A problem with too many counting required 
We have $10$ bags of candies each with $10$ colorful candies    It is
  known that at least $1$ of the bags contains exactly $5$ red
  candies
We get $1$ candy from each bag what is the probability that we get
  an even($0$ is considered even) number of red candies?

I assumed that each bag that doesn't contain exactly $5$ red candies contain 1 candy of each color(1 red, 1 blue, 1 green...) because I didn't think its possible to solve it without it, but even with this assumption I got stuck pretty quickly.
My question is do we need that assumption at all(cause I'm pretty sure I'm supposed to work without it)?
And more importantly how to solve such a problem with so many cases to consider (0,2,4,6,8,10 -> each of these cases could be a question of its own) 

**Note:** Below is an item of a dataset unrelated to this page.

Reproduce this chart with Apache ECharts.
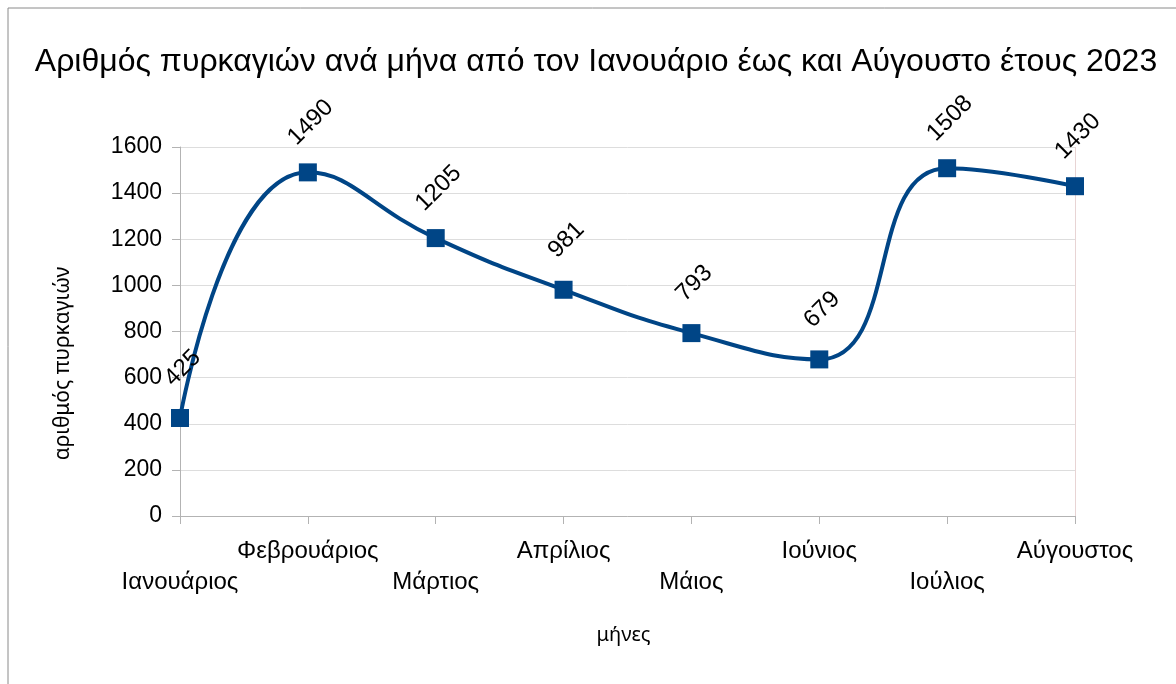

 A: Somewhat unexpectedly, it turns out that you don't need any information about the distribution of colors in the remaining bags.  This, of course, is a property of symmetry...if you replace the $5$ in your problem with anything else, then the question can not be answered without additional information.
Suppose we know that bag $\#1$ contains exactly $5$. Of course the probability is exactly $.5$ that we get a red from that bag.  What about the $9$ others?  Well, let $p_E$ be the probability that we get an even number (from the remaining $9$), and $p_O$ the probability that we get an odd.  Of course $p_E+p_O=1$  so your answer is $$\frac 12\times p_E+\frac 12\times p_O=\frac 12\times (p_E+p_O)=\frac 12$$
A: The problem as stated is not well posed, as we don't know what is the probability that a bag contain exactly $n$ candies. We could have for example that each candy has probability $\tfrac{1}{p}$ of being red for some $p$, or that the probability for a bag to contain exactly $n$ red candies is exactly $\tfrac{1}{10}$, and those two cases would give drastically different answers.